■ **TASK DETAILS**:
Repeat only the lines below from the one that contains "Reproduce this diagram with TikZ." through the final line, exactly. Omit pictures.

#### DATA PROVIDED

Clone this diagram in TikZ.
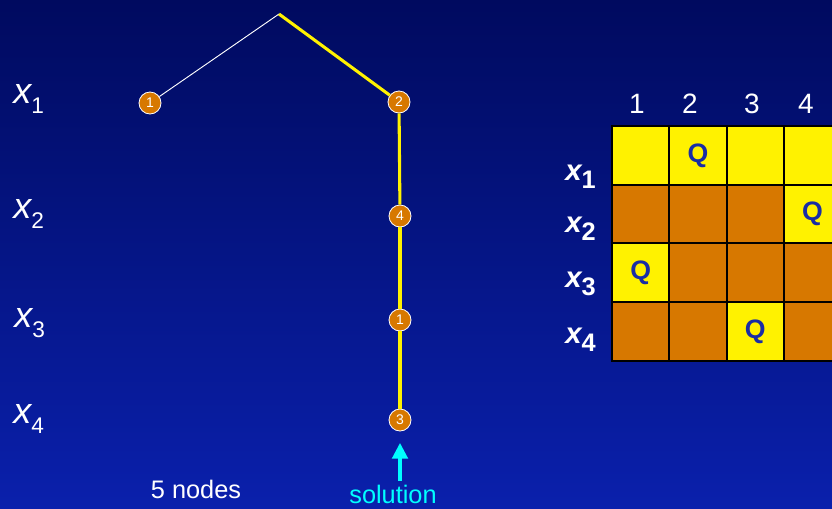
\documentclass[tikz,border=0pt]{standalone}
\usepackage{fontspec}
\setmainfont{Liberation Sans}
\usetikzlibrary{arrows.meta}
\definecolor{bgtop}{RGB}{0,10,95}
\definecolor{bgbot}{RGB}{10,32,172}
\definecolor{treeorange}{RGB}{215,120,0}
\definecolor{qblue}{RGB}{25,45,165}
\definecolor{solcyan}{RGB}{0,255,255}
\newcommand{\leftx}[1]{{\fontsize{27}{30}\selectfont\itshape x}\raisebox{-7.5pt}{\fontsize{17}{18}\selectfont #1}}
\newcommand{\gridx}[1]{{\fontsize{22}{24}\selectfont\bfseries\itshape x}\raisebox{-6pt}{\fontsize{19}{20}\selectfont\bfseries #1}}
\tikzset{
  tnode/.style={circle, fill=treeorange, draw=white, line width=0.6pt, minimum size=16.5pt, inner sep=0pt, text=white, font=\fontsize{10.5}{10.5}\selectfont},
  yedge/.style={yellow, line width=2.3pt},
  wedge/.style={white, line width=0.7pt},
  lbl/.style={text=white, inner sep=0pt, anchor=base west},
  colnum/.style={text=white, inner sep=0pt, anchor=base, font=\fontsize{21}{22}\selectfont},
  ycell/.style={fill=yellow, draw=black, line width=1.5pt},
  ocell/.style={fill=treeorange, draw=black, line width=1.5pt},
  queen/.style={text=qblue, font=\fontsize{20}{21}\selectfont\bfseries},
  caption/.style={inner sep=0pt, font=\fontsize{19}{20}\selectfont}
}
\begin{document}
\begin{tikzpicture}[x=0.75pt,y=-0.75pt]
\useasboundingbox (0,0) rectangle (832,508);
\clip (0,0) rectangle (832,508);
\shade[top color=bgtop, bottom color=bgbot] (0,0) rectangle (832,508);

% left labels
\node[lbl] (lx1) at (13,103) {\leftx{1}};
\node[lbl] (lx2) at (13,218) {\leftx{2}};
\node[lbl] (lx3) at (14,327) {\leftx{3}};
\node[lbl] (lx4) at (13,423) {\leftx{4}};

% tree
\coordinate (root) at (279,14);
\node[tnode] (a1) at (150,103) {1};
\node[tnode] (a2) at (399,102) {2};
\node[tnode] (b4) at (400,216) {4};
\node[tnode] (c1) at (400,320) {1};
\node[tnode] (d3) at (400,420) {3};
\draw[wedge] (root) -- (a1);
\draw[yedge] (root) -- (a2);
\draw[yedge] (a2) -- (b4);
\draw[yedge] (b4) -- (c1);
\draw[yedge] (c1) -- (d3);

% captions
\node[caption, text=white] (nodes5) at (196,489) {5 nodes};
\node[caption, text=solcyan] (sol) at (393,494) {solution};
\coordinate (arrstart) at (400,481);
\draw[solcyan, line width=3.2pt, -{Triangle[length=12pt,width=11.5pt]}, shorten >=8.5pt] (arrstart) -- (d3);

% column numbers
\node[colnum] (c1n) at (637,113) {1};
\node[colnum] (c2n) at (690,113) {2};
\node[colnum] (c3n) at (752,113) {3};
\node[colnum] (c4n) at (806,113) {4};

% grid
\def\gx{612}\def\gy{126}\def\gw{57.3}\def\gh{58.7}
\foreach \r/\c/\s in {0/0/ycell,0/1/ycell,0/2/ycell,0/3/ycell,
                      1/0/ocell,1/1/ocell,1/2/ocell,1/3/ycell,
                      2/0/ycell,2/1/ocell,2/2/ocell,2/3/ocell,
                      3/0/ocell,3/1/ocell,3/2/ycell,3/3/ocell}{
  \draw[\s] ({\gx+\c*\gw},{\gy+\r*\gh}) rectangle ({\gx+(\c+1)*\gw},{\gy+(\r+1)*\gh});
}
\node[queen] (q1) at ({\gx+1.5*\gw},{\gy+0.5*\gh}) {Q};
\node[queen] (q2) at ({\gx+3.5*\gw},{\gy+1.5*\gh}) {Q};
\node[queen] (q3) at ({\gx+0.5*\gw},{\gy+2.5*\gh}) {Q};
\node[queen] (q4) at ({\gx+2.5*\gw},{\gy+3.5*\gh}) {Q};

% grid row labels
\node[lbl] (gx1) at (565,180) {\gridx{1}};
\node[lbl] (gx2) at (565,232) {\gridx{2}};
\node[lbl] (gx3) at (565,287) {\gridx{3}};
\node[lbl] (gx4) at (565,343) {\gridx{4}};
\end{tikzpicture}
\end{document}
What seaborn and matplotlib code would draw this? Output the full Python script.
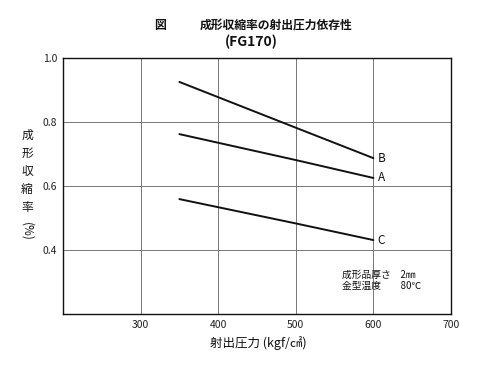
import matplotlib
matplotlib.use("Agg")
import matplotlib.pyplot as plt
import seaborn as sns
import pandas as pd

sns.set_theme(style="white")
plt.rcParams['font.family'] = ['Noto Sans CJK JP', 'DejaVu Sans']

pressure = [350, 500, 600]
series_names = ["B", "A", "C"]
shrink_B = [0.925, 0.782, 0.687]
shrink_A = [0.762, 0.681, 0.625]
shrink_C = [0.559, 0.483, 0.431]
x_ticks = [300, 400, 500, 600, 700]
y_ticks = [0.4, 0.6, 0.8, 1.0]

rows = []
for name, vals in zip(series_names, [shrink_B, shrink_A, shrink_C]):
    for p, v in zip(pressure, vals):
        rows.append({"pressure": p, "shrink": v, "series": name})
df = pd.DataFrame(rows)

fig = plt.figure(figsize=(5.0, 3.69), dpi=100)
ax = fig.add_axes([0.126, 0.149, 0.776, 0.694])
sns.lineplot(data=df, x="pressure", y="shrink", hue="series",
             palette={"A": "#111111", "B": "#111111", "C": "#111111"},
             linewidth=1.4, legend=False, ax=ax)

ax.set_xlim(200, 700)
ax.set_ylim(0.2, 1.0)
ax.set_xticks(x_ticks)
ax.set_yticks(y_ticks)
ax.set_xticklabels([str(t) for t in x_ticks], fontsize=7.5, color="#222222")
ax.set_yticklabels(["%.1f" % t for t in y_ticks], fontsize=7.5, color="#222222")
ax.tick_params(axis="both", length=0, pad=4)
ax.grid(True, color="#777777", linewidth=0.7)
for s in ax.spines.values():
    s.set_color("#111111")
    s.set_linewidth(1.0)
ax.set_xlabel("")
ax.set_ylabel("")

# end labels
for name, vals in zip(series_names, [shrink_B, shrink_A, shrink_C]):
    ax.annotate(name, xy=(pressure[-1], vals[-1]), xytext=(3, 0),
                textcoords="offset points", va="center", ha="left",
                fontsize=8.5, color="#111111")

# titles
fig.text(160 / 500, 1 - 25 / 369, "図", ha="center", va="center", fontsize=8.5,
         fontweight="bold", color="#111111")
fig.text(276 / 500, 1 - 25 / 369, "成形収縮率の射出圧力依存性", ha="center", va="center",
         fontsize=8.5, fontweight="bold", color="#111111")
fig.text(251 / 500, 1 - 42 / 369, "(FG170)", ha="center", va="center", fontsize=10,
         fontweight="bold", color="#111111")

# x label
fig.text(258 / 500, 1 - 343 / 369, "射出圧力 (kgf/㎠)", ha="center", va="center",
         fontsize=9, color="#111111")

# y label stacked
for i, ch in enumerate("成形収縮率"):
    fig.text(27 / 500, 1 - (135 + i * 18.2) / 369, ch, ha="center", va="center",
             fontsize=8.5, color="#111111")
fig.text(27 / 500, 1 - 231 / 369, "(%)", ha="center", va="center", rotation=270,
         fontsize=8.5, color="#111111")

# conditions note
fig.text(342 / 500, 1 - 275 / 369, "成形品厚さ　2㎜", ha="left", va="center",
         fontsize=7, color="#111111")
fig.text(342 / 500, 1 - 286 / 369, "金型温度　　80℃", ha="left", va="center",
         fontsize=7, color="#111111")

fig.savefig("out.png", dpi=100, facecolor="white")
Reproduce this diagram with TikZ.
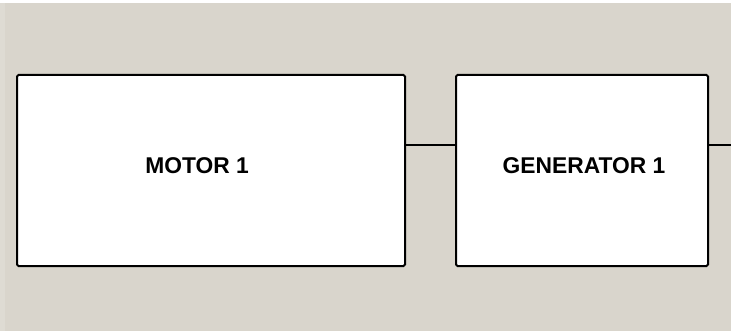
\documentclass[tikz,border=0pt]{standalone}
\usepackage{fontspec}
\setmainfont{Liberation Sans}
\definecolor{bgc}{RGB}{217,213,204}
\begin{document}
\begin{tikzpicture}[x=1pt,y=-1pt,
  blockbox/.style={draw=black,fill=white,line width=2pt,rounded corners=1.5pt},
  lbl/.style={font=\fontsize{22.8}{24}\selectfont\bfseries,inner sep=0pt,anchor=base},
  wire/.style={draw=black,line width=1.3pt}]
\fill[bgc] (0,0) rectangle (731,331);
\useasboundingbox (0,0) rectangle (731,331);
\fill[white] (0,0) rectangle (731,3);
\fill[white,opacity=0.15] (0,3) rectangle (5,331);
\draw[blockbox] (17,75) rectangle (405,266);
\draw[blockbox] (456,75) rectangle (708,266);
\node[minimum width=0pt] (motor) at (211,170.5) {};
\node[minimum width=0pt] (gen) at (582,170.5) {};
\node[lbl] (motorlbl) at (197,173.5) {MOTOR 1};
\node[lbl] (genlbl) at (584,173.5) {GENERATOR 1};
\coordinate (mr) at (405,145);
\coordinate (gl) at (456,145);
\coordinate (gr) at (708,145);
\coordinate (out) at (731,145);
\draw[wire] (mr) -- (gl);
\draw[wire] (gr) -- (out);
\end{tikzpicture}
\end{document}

########

■ **FINAL RESULT**:
Reproduce this diagram with TikZ.
\documentclass[tikz,border=0pt]{standalone}
\usepackage{fontspec}
\setmainfont{Liberation Sans}
\definecolor{bgc}{RGB}{217,213,204}
\begin{document}
\begin{tikzpicture}[x=1pt,y=-1pt,
  blockbox/.style={draw=black,fill=white,line width=2pt,rounded corners=1.5pt},
  lbl/.style={font=\fontsize{22.8}{24}\selectfont\bfseries,inner sep=0pt,anchor=base},
  wire/.style={draw=black,line width=1.3pt}]
\fill[bgc] (0,0) rectangle (731,331);
\useasboundingbox (0,0) rectangle (731,331);
\fill[white] (0,0) rectangle (731,3);
\fill[white,opacity=0.15] (0,3) rectangle (5,331);
\draw[blockbox] (17,75) rectangle (405,266);
\draw[blockbox] (456,75) rectangle (708,266);
\node[minimum width=0pt] (motor) at (211,170.5) {};
\node[minimum width=0pt] (gen) at (582,170.5) {};
\node[lbl] (motorlbl) at (197,173.5) {MOTOR 1};
\node[lbl] (genlbl) at (584,173.5) {GENERATOR 1};
\coordinate (mr) at (405,145);
\coordinate (gl) at (456,145);
\coordinate (gr) at (708,145);
\coordinate (out) at (731,145);
\draw[wire] (mr) -- (gl);
\draw[wire] (gr) -- (out);
\end{tikzpicture}
\end{document}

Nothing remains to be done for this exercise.